The winner of two prizes at Venice in 2020, Thou Shalt Not Hate is another film to divide audiences. It won ‘Best Italian Film’ – an outstanding achievement for the début feature film from writer-director Mauro Mancini, working with Davide Lisino. Its star Alessandro Gassmann is very well known so it was less of a surprise that he should win ‘Best Actor’. Still, despite these awards, the relatively small number of reviews I have found include several that are completely dismissive as well as others praising the film highly. I’m still thinking about the film and several aspects of the narrative still puzzle me.

The film begins and ends at the same location, a beautiful lake in what I assume is the foothills of the Dolomites in Friuli Venezia Giulia. A small boy is coerced by his father into a cruel act at the beginning of the narrative. At the end a man visits the same spot to reflect on what has happened in the last few weeks. The scenes by the lake are stunning in their visual splendour with the shots of the mountains almost hyper-real. The ‘inciting incident’, which takes place immediately after the prologue, see a middle-aged, but very fit man, kayaking along a river when he hears the sound of an impending crash on the road that runs parallel to the river. He reaches the accident and finding an injured man in the driver’s seat he phones for an ambulance and starts to fashion a tourniquet to prevent further bleeding. But in doing so he notices the injured man’s Nazi tattoos and pulls back. Clearly he feels guilty when the accident victim later dies. But what is odd is that the ‘good samaritan’ had already told the hospital that he is a doctor and has abdicated his responsibility to try to save a dying man. Would he not be questioned about this? There is instead a line of dialogue in which the doctor says he is sorry, but he “couldn’t do it”. It isn’t clear if he says this to the police at the scene or simply to himself.

The kayaking doctor is Simone, a surgeon at a local hospital in Trieste. More to the point he is a Jewish surgeon who we learn later has recently lost his father, a concentration camp survivor who was forced to work as a dentist for the Nazis. He begins to investigate the aftermath of what turns out to be a ‘hit and run’ driving accident in which the dead man was Antonio who has left three children, Marica 27, Marcello 17 and Paulo 11. Here again I wasn’t quite sure if Simone engineers the appointment of Marica (Sara Serraiocco) as his cleaner or if what follows is partly a matter of chance.
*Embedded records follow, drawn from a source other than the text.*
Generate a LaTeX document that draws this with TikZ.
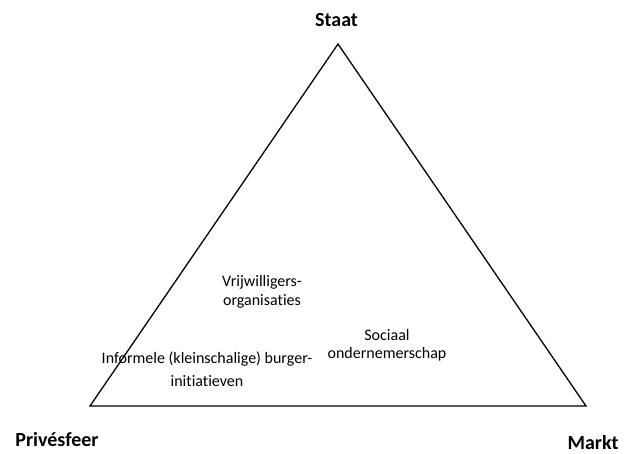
\documentclass[tikz,border=0pt]{standalone}
\usepackage{fontspec}
\setmainfont{Carlito}[Ligatures=NoCommon]
\usepackage{tikz}
\usetikzlibrary{positioning,calc}
\tikzstyle{pole} = [font=\fontsize{20}{24}\selectfont\bfseries, inner sep=0pt, anchor=base]
\tikzstyle{veld} = [font=\fontsize{16}{19}\selectfont, align=center, inner sep=0pt, anchor=base]

\begin{document}
\begin{tikzpicture}[x=1pt, y=-1pt]
    \useasboundingbox (0,0) rectangle (624,453);
    \coordinate (top) at (338,44);
    \coordinate (links) at (90,406);
    \coordinate (rechts) at (586,406);
    \draw[line width=1.3pt, line join=miter] (top) -- (links) -- (rechts) -- cycle;
    % hoeken
    \node (staat) [pole] at (336.5,26) {Staat};
    \node (prive) [pole] at (57,446) {Privésfeer};
    \node (markt) [pole] at (593,449) {Markt};
    % velden binnen de driehoek
    \node (vrijw) [veld] at (262,305) {Vrijwilligers-\\organisaties};
    \node (sociaal) [veld, font=\fontsize{16}{18}\selectfont] at (387,358) {Sociaal\\ondernemerschap};
    \node (burger) [veld, font=\fontsize{16}{22.5}\selectfont] at (207,386) {Informele (kleinschalige) burger-\\initiatieven};
\end{tikzpicture}
\end{document}
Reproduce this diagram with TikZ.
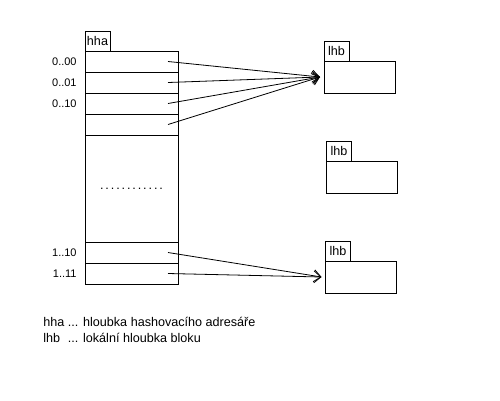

Overall this is a film with relatively little dialogue, employing a strategy of ‘showing’ without explanation. Simone seems to be reasserting his Jewishness, partly because of the accident and partly because he must clear his father’s house and in doing so stir up memories. The two families, his own and Antonio’s are both missing a mother figure. The narrative overall resembles a melodrama with a carefully orchestrated musical score and some rather heavy symbolism alongside the photography. Trieste appears almost deserted in a series of long shots. The pacing is slow and Gassmann as Simone is dour and focused throughout. These latter features almost suggest an anti-melodrama. Perhaps instead this is a ‘moral tale’ about guilt and responsibility?


One of the most striking shots in the film is of a large empty synagogue that Simone enters. I did wonder if Simone’s father had been a refugee from Poland after 1945? The film is a co-production with Poland and the theme of immigration would tie in with aspects of Marica’s behaviour. She does not have the Neo-Nazi fervour of her brother Marcello (Luka Zunic) but her negative attitudes to migrants are presented in quite subtle ways. Simone too, at one point gets angry with the migrants on the street who attempt to clean car windscreens of any car that stops at traffic lights.
Overall I thought this was an impressive début feature with strong performances and some interesting images by Polish cinematographer Mike Stern Sterzynski, who like the director seemed to be making his features début. North-Eastern Italy is an interesting region that doesn’t tend to appear that often in the Italian films that make it to the UK and I was engaged with the narrative throughout. The film has just left MUBI and at the moment doesn’t seem to be available on streamers. If it does turn up I think it is worth watching for its exploration of father-son and family relationships, even if it can’t quite work through everything it sets up. The ‘Made in Italy’ season has been interesting to explore on MUBI but the short window of availability is a difficult proposition.